Indeed, that is how the portrayal of elites tends to work: it is not disparity of wealth, power and status in itself that is used to criticise them, but all the ways that this disparity creates social or cultural distance from a majority of people in the country.  This is why it was more politically harmful for Kerry to be seen as a Francophile and someone who had gone to school in Europe than it was that he had married into great wealth.  This is why the phony populism of Fred Thompson in his pickup truck or George Bush aw-shucksing his way around the country while talking about his “favourite philosopher” works even for those politicians who are obviously wealthy and well-connected.  Everyone knows that the phony populism is an act, but it is the sort of condescension that flatters rather than dismisses, and most voters are as susceptible to flattery as anyone.  If identity is central to mass democratic politics, things that create barriers to identification between the candidate and voters can work in complementary fashion even when they may seem to be contradicting one another.  

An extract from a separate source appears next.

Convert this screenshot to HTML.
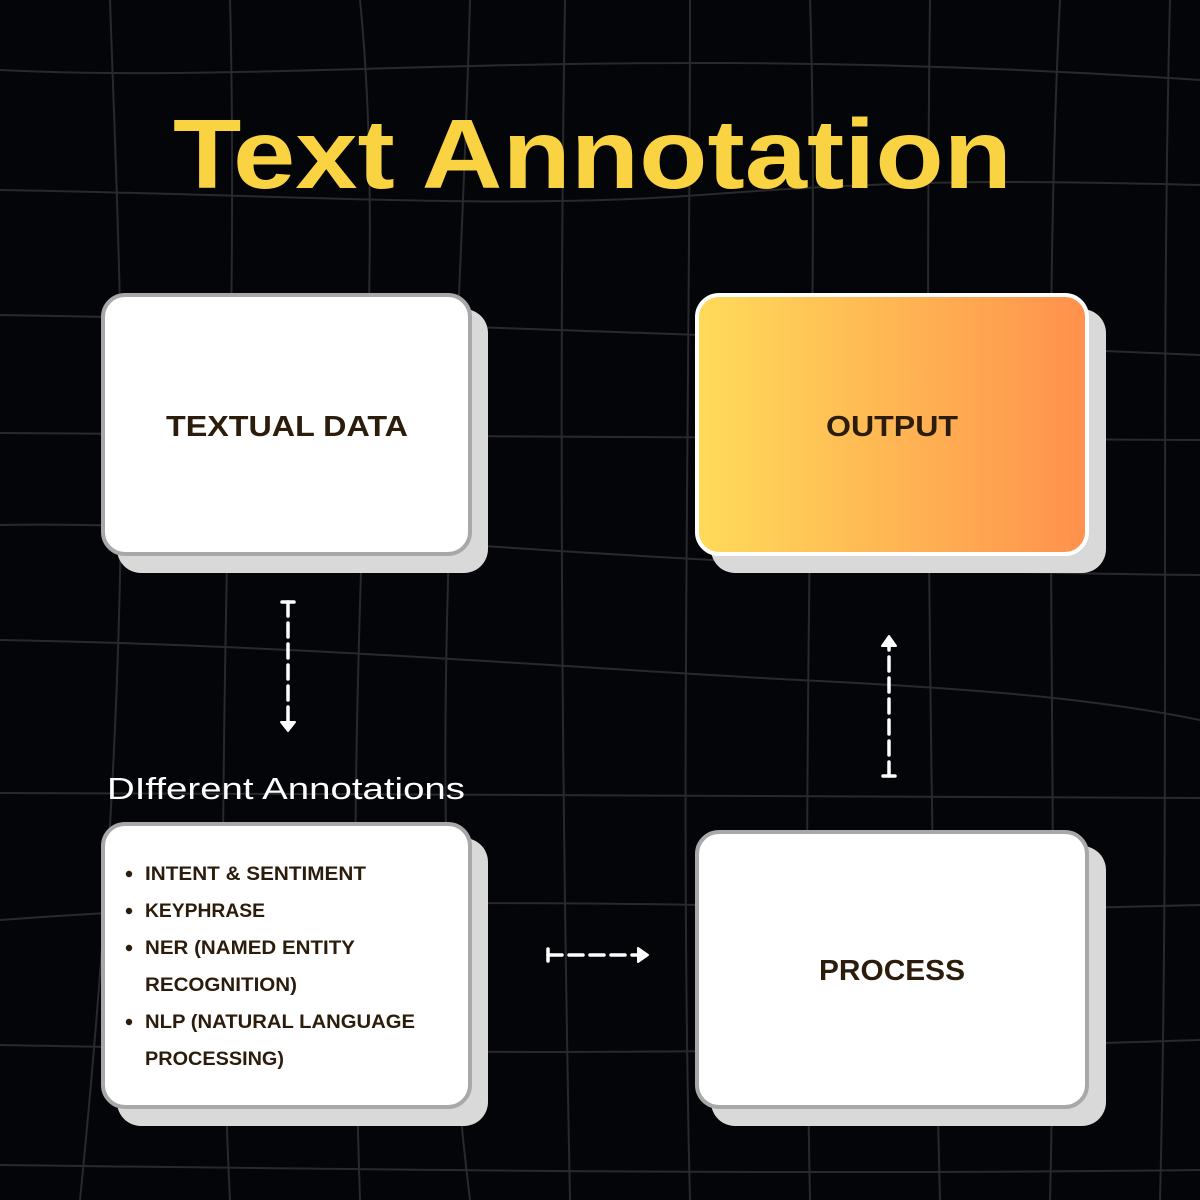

That it is strictly speaking illogical does not matter, because this tactic is not supposed to make sense.  I think this is one reason why fearmongers and warmongers succeed as often as they do–their critics attack their arguments logically and show them to be absurd and reveal their facts to be inaccurate, but this does nothing to allay the fears that such arguments generate.  To some extent, the sheer absurdity of the idea that Iraq posed a threat to the United States, for example, is what made is such a compelling idea in the wake of 9/11, when paranoid hallucinations of danger were considered the sober, responsible reaction to terrorism.  When McCain’s campaign talks about someone exhibiting a “September 10th mindset,” they are really saying, “This person is not showing enough hysterical fear and no longer imagines enemies hiding behind every tree.”  And we are supposed to think that this is a very bad thing!   

Think of this another way: outsiders can be demonised or caricatured, but for the most part they are seen as less threatening because they come from the margins or from some other “outside,” while portraying someone as an outsider who is also the consummate insider can generate a number of different kinds of anxiety and fear.  To the extent that Obama claims to be the political outsider, claiming that he is a foreign or marginal outsider of a different kind turns his call for change into a threat of takeover, while dwelling on his arrogance or insiderish qualities also isolates him from voters, weakens his credibility as a reformer and undermines his fav ratings, which are one of his greatest sources of political strength.  As long as enough people like Obama, McCain will keep struggling and probably won’t win.  If that can be damaged (and it has already been damaged to some extent), it improves McCain’s chances.   Insiders, such as Rove, use the insider attack to distance Obama from voters, just as it was mostly elites who hammered Obama for his elitism.  Even though this acknowledges that Obama is really a paid-up member of the political class and the Washington “club” to which so many of his critics belong, it ties him to the system he proposes to change, while the elitist charge can be deployed in another way to make Obama seem alien and unfamiliar.  The arrogance meme has been gaining strength lately thanks to such idiotic mistakes as that travesty of a seal, and it would not hard to imagine how the seal episode could be spun to impugn Obama’s Americanism in a way that would mesh with the chain e-mail attacks.  The attack would go something like, “He wants to be President, but he doesn’t even have respect for the presidential seal,” and then the bogus charges about his lack of respect for the flag, or the Pledge of Allegiance or the national anthem or what-have-you would be tacked on to “prove” the point.  This latest shot from Rove is just the first punch in a combination, so we can expect to see a number of different lines of attack being used in combination over the next few months.